**WORK INSTRUCTIONS**
All of the data should be output character for character, except the pictures.

--- --- ---

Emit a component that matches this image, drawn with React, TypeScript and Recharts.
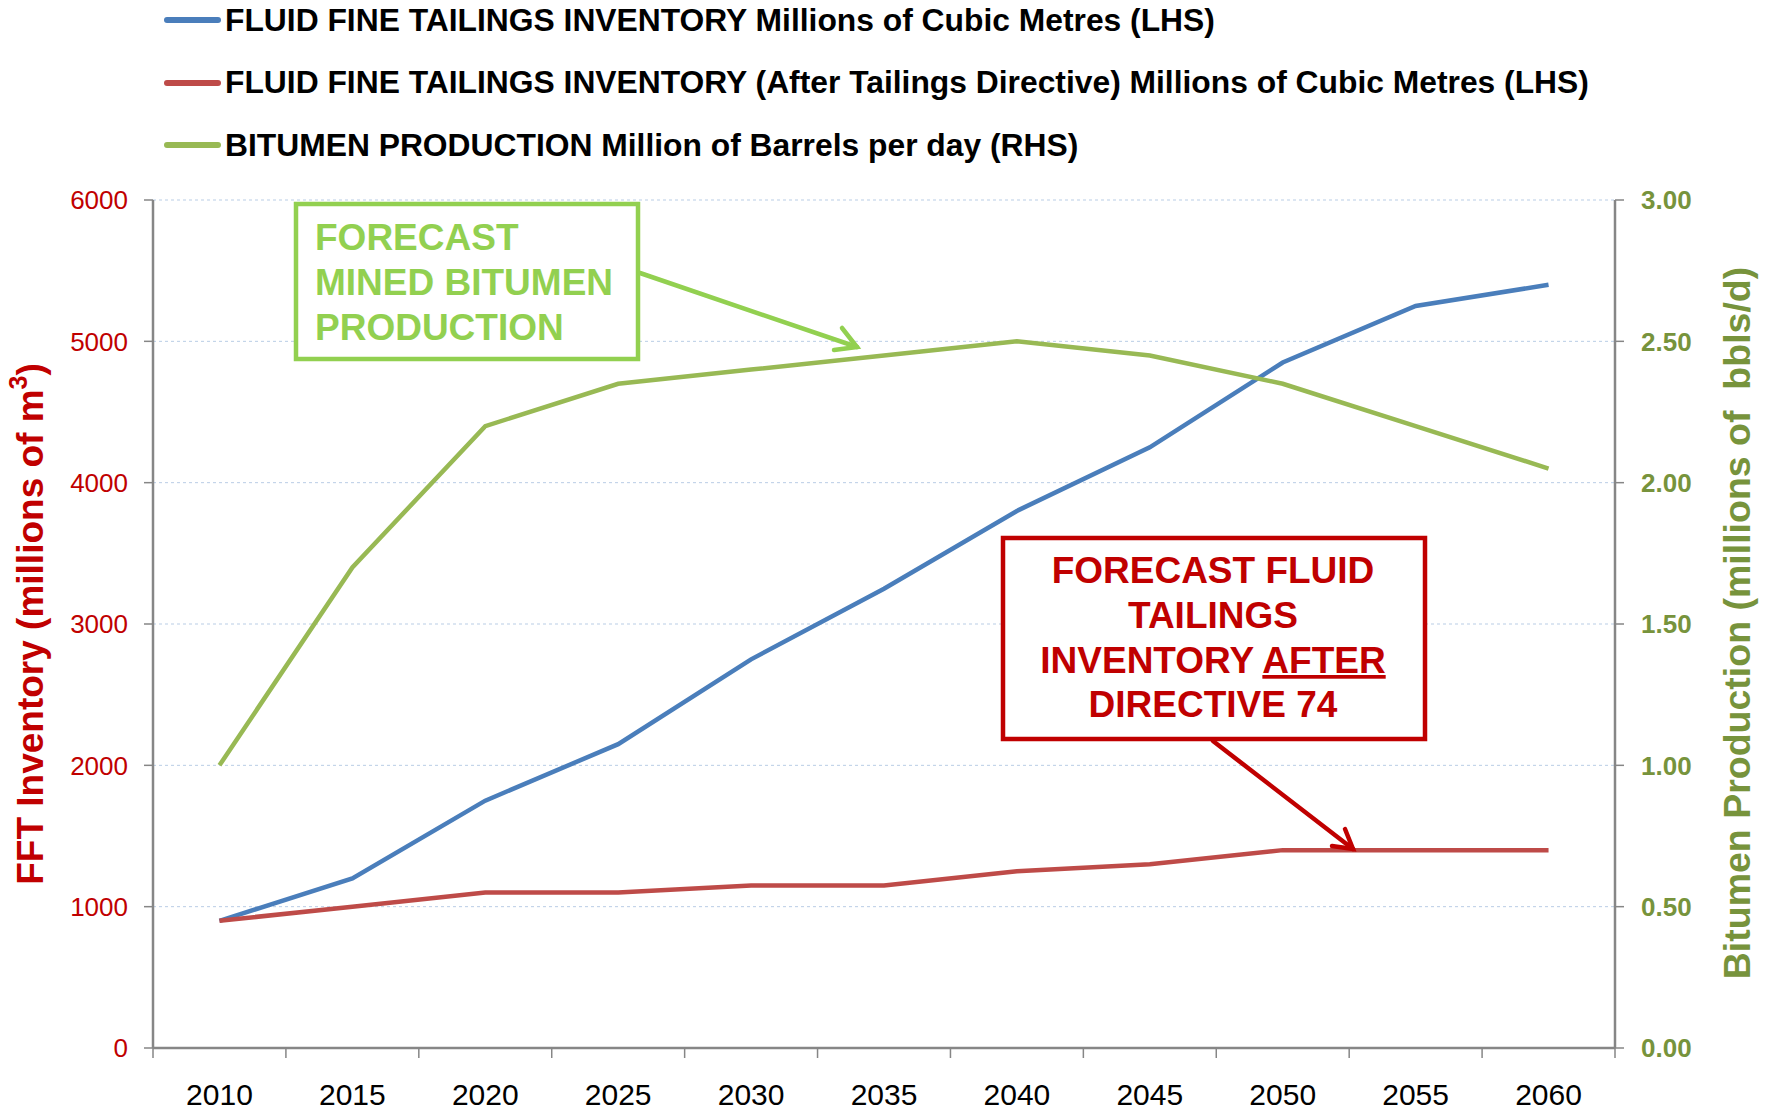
import { LineChart, Line, XAxis, YAxis, CartesianGrid } from 'recharts'

const years = ['2010', '2015', '2020', '2025', '2030', '2035', '2040', '2045', '2050', '2055', '2060']
const fftInventory = [900, 1200, 1750, 2150, 2750, 3250, 3800, 4250, 4850, 5250, 5400]
const fftAfterDirective = [900, 1000, 1100, 1100, 1150, 1150, 1250, 1300, 1400, 1400, 1400]
const bitumenProduction = [1.0, 1.7, 2.2, 2.35, 2.4, 2.45, 2.5, 2.45, 2.35, 2.2, 2.05]

const leftTicks = [0, 1000, 2000, 3000, 4000, 5000, 6000]
const rightTicks = [0, 0.5, 1, 1.5, 2, 2.5, 3]

const series = [
  { key: 'fft', axis: 'left', color: '#4a7ebb', label: 'FLUID FINE TAILINGS INVENTORY Millions of Cubic Metres (LHS)' },
  { key: 'fftAfter', axis: 'left', color: '#be4b48', label: 'FLUID FINE TAILINGS INVENTORY (After Tailings Directive) Millions of Cubic Metres (LHS)' },
  { key: 'bitumen', axis: 'right', color: '#98b954', label: 'BITUMEN PRODUCTION Million of Barrels per day (RHS)' },
]

const data = years.map((year, i) => ({
  year,
  fft: fftInventory[i],
  fftAfter: fftAfterDirective[i],
  bitumen: bitumenProduction[i],
}))

const SANS = '"Liberation Sans", Arial, sans-serif'
const RED = '#c00000'
const OLIVE = '#77933c'
const LIME = '#92d050'
const AXIS = '#868686'

// category ticks sit in the band centre; tick marks go on the band edges
function YearTick(props: any) {
  const { x, y, payload, index, width, visibleTicksCount } = props
  const count = visibleTicksCount ?? years.length
  const half = (width ?? 1462) / count / 2
  const isLast = index === count - 1
  return (
    <g>
      <line x1={x - half} x2={x - half} y1={y} y2={y + 10} stroke={AXIS} strokeWidth={1.5} />
      {isLast && <line x1={x + half} x2={x + half} y1={y} y2={y + 10} stroke={AXIS} strokeWidth={1.5} />}
      <text x={x} y={y + 57} textAnchor="middle" fontFamily={SANS} fontSize={30} fill="#000">
        {payload.value}
      </text>
    </g>
  )
}

function Legend() {
  return (
    <div style={{ position: 'absolute', left: 0, top: 0 }}>
      {series.map((s, i) => (
        <div key={s.key} style={{ position: 'absolute', left: 164, top: i * 62.5, height: 40, display: 'flex', alignItems: 'center', whiteSpace: 'nowrap' }}>
          <div style={{ width: 57, height: 6, borderRadius: 3, background: s.color }} />
          <span style={{ marginLeft: 4, fontFamily: SANS, fontWeight: 700, fontSize: 31.8, color: '#000' }}>{s.label}</span>
        </div>
      ))}
    </div>
  )
}

function Annotations() {
  return (
    <svg width={1771} height={1110} style={{ position: 'absolute', left: 0, top: 0, pointerEvents: 'none' }}>
      <text
        transform="translate(30,624) rotate(-90)"
        textAnchor="middle"
        dominantBaseline="central"
        fontFamily={SANS}
        fontWeight={700}
        fontSize={37}
        fill={RED}
      >
        FFT Inventory (millions of m<tspan dy={-12} fontSize={25}>3</tspan><tspan dy={12}>)</tspan>
      </text>
      <text
        transform="translate(1737,623) rotate(-90)"
        textAnchor="middle"
        dominantBaseline="central"
        fontFamily={SANS}
        fontWeight={700}
        fontSize={37.5}
        fill={OLIVE}
        style={{ whiteSpace: 'pre' }}
      >
        {'Bitumen Production (millions of  bbls/d)'}
      </text>

      {/* green callout */}
      <rect x={296} y={204} width={342} height={155} fill="#fff" stroke={LIME} strokeWidth={4.5} />
      <g fontFamily={SANS} fontWeight={700} fontSize={37} fill={LIME}>
        <text x={315} y={250}>FORECAST</text>
        <text x={315} y={295}>MINED BITUMEN</text>
        <text x={315} y={340}>PRODUCTION</text>
      </g>
      <g stroke={LIME} strokeWidth={4.5} strokeLinecap="round" fill="none">
        <line x1={640} y1={273} x2={857} y2={347} />
        <polyline points="842,328 857,347 834,350" />
      </g>

      {/* red callout */}
      <rect x={1003} y={538} width={422} height={201} fill="#fff" stroke={RED} strokeWidth={4.5} />
      <g fontFamily={SANS} fontWeight={700} fontSize={37} fill={RED} textAnchor="middle">
        <text x={1213} y={583}>FORECAST FLUID</text>
        <text x={1213} y={628}>TAILINGS</text>
        <text x={1213} y={673}>
          INVENTORY <tspan style={{ textDecoration: 'underline' }}>AFTER</tspan>
        </text>
        <text x={1213} y={717}>DIRECTIVE 74</text>
      </g>
      <g stroke={RED} strokeWidth={4.5} strokeLinecap="round" fill="none">
        <line x1={1213} y1={741} x2={1353} y2={849} />
        <polyline points="1345,829 1353,849 1332,846" />
      </g>
    </svg>
  )
}

export default function App() {
  return (
    <div style={{ position: 'absolute', left: 0, top: 0, width: 1771, height: 1110, background: '#fff' }}>
      <LineChart width={1771} height={1110} data={data} margin={{ top: 200, right: 0, bottom: 0, left: 0 }}>
        <CartesianGrid yAxisId="left" vertical={false} stroke="#b9cde5" strokeDasharray="3 3" />
        <XAxis
          dataKey="year"
          scale="band"
          height={62}
          axisLine={{ stroke: AXIS, strokeWidth: 2.5 }}
          tickLine={false}
          tickSize={0}
          tickMargin={0}
          interval={0}
          tick={<YearTick />}
        />
        <YAxis
          yAxisId="left"
          width={153}
          domain={[0, 6000]}
          ticks={leftTicks}
          interval={0}
          axisLine={{ stroke: AXIS, strokeWidth: 2.5 }}
          tickLine={{ stroke: AXIS, strokeWidth: 1.5 }}
          tickSize={9}
          tickMargin={16}
          tick={{ fontFamily: SANS, fontSize: 26, fill: RED }}
        />
        <YAxis
          yAxisId="right"
          orientation="right"
          width={156}
          domain={[0, 3]}
          ticks={rightTicks}
          interval={0}
          tickFormatter={(v: number) => v.toFixed(2)}
          axisLine={{ stroke: AXIS, strokeWidth: 2.5 }}
          tickLine={{ stroke: AXIS, strokeWidth: 1.5 }}
          tickSize={9}
          tickMargin={17}
          tick={{ fontFamily: SANS, fontSize: 26, fontWeight: 700, fill: OLIVE }}
        />
        {series.map((s) => (
          <Line
            key={s.key}
            yAxisId={s.axis}
            type="linear"
            dataKey={s.key}
            stroke={s.color}
            strokeWidth={4.5}
            dot={false}
            activeDot={false}
            isAnimationActive={false}
          />
        ))}
      </LineChart>
      <Legend />
      <Annotations />
    </div>
  )
}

--- --- ---

**RESULT OF THE EXERCISE**
Emit a component that matches this image, drawn with React, TypeScript and Recharts.
import { LineChart, Line, XAxis, YAxis, CartesianGrid } from 'recharts'

const years = ['2010', '2015', '2020', '2025', '2030', '2035', '2040', '2045', '2050', '2055', '2060']
const fftInventory = [900, 1200, 1750, 2150, 2750, 3250, 3800, 4250, 4850, 5250, 5400]
const fftAfterDirective = [900, 1000, 1100, 1100, 1150, 1150, 1250, 1300, 1400, 1400, 1400]
const bitumenProduction = [1.0, 1.7, 2.2, 2.35, 2.4, 2.45, 2.5, 2.45, 2.35, 2.2, 2.05]

const leftTicks = [0, 1000, 2000, 3000, 4000, 5000, 6000]
const rightTicks = [0, 0.5, 1, 1.5, 2, 2.5, 3]

const series = [
  { key: 'fft', axis: 'left', color: '#4a7ebb', label: 'FLUID FINE TAILINGS INVENTORY Millions of Cubic Metres (LHS)' },
  { key: 'fftAfter', axis: 'left', color: '#be4b48', label: 'FLUID FINE TAILINGS INVENTORY (After Tailings Directive) Millions of Cubic Metres (LHS)' },
  { key: 'bitumen', axis: 'right', color: '#98b954', label: 'BITUMEN PRODUCTION Million of Barrels per day (RHS)' },
]

const data = years.map((year, i) => ({
  year,
  fft: fftInventory[i],
  fftAfter: fftAfterDirective[i],
  bitumen: bitumenProduction[i],
}))

const SANS = '"Liberation Sans", Arial, sans-serif'
const RED = '#c00000'
const OLIVE = '#77933c'
const LIME = '#92d050'
const AXIS = '#868686'

// category ticks sit in the band centre; tick marks go on the band edges
function YearTick(props: any) {
  const { x, y, payload, index, width, visibleTicksCount } = props
  const count = visibleTicksCount ?? years.length
  const half = (width ?? 1462) / count / 2
  const isLast = index === count - 1
  return (
    <g>
      <line x1={x - half} x2={x - half} y1={y} y2={y + 10} stroke={AXIS} strokeWidth={1.5} />
      {isLast && <line x1={x + half} x2={x + half} y1={y} y2={y + 10} stroke={AXIS} strokeWidth={1.5} />}
      <text x={x} y={y + 57} textAnchor="middle" fontFamily={SANS} fontSize={30} fill="#000">
        {payload.value}
      </text>
    </g>
  )
}

function Legend() {
  return (
    <div style={{ position: 'absolute', left: 0, top: 0 }}>
      {series.map((s, i) => (
        <div key={s.key} style={{ position: 'absolute', left: 164, top: i * 62.5, height: 40, display: 'flex', alignItems: 'center', whiteSpace: 'nowrap' }}>
          <div style={{ width: 57, height: 6, borderRadius: 3, background: s.color }} />
          <span style={{ marginLeft: 4, fontFamily: SANS, fontWeight: 700, fontSize: 31.8, color: '#000' }}>{s.label}</span>
        </div>
      ))}
    </div>
  )
}

function Annotations() {
  return (
    <svg width={1771} height={1110} style={{ position: 'absolute', left: 0, top: 0, pointerEvents: 'none' }}>
      <text
        transform="translate(30,624) rotate(-90)"
        textAnchor="middle"
        dominantBaseline="central"
        fontFamily={SANS}
        fontWeight={700}
        fontSize={37}
        fill={RED}
      >
        FFT Inventory (millions of m<tspan dy={-12} fontSize={25}>3</tspan><tspan dy={12}>)</tspan>
      </text>
      <text
        transform="translate(1737,623) rotate(-90)"
        textAnchor="middle"
        dominantBaseline="central"
        fontFamily={SANS}
        fontWeight={700}
        fontSize={37.5}
        fill={OLIVE}
        style={{ whiteSpace: 'pre' }}
      >
        {'Bitumen Production (millions of  bbls/d)'}
      </text>

      {/* green callout */}
      <rect x={296} y={204} width={342} height={155} fill="#fff" stroke={LIME} strokeWidth={4.5} />
      <g fontFamily={SANS} fontWeight={700} fontSize={37} fill={LIME}>
        <text x={315} y={250}>FORECAST</text>
        <text x={315} y={295}>MINED BITUMEN</text>
        <text x={315} y={340}>PRODUCTION</text>
      </g>
      <g stroke={LIME} strokeWidth={4.5} strokeLinecap="round" fill="none">
        <line x1={640} y1={273} x2={857} y2={347} />
        <polyline points="842,328 857,347 834,350" />
      </g>

      {/* red callout */}
      <rect x={1003} y={538} width={422} height={201} fill="#fff" stroke={RED} strokeWidth={4.5} />
      <g fontFamily={SANS} fontWeight={700} fontSize={37} fill={RED} textAnchor="middle">
        <text x={1213} y={583}>FORECAST FLUID</text>
        <text x={1213} y={628}>TAILINGS</text>
        <text x={1213} y={673}>
          INVENTORY <tspan style={{ textDecoration: 'underline' }}>AFTER</tspan>
        </text>
        <text x={1213} y={717}>DIRECTIVE 74</text>
      </g>
      <g stroke={RED} strokeWidth={4.5} strokeLinecap="round" fill="none">
        <line x1={1213} y1={741} x2={1353} y2={849} />
        <polyline points="1345,829 1353,849 1332,846" />
      </g>
    </svg>
  )
}

export default function App() {
  return (
    <div style={{ position: 'absolute', left: 0, top: 0, width: 1771, height: 1110, background: '#fff' }}>
      <LineChart width={1771} height={1110} data={data} margin={{ top: 200, right: 0, bottom: 0, left: 0 }}>
        <CartesianGrid yAxisId="left" vertical={false} stroke="#b9cde5" strokeDasharray="3 3" />
        <XAxis
          dataKey="year"
          scale="band"
          height={62}
          axisLine={{ stroke: AXIS, strokeWidth: 2.5 }}
          tickLine={false}
          tickSize={0}
          tickMargin={0}
          interval={0}
          tick={<YearTick />}
        />
        <YAxis
          yAxisId="left"
          width={153}
          domain={[0, 6000]}
          ticks={leftTicks}
          interval={0}
          axisLine={{ stroke: AXIS, strokeWidth: 2.5 }}
          tickLine={{ stroke: AXIS, strokeWidth: 1.5 }}
          tickSize={9}
          tickMargin={16}
          tick={{ fontFamily: SANS, fontSize: 26, fill: RED }}
        />
        <YAxis
          yAxisId="right"
          orientation="right"
          width={156}
          domain={[0, 3]}
          ticks={rightTicks}
          interval={0}
          tickFormatter={(v: number) => v.toFixed(2)}
          axisLine={{ stroke: AXIS, strokeWidth: 2.5 }}
          tickLine={{ stroke: AXIS, strokeWidth: 1.5 }}
          tickSize={9}
          tickMargin={17}
          tick={{ fontFamily: SANS, fontSize: 26, fontWeight: 700, fill: OLIVE }}
        />
        {series.map((s) => (
          <Line
            key={s.key}
            yAxisId={s.axis}
            type="linear"
            dataKey={s.key}
            stroke={s.color}
            strokeWidth={4.5}
            dot={false}
            activeDot={false}
            isAnimationActive={false}
          />
        ))}
      </LineChart>
      <Legend />
      <Annotations />
    </div>
  )
}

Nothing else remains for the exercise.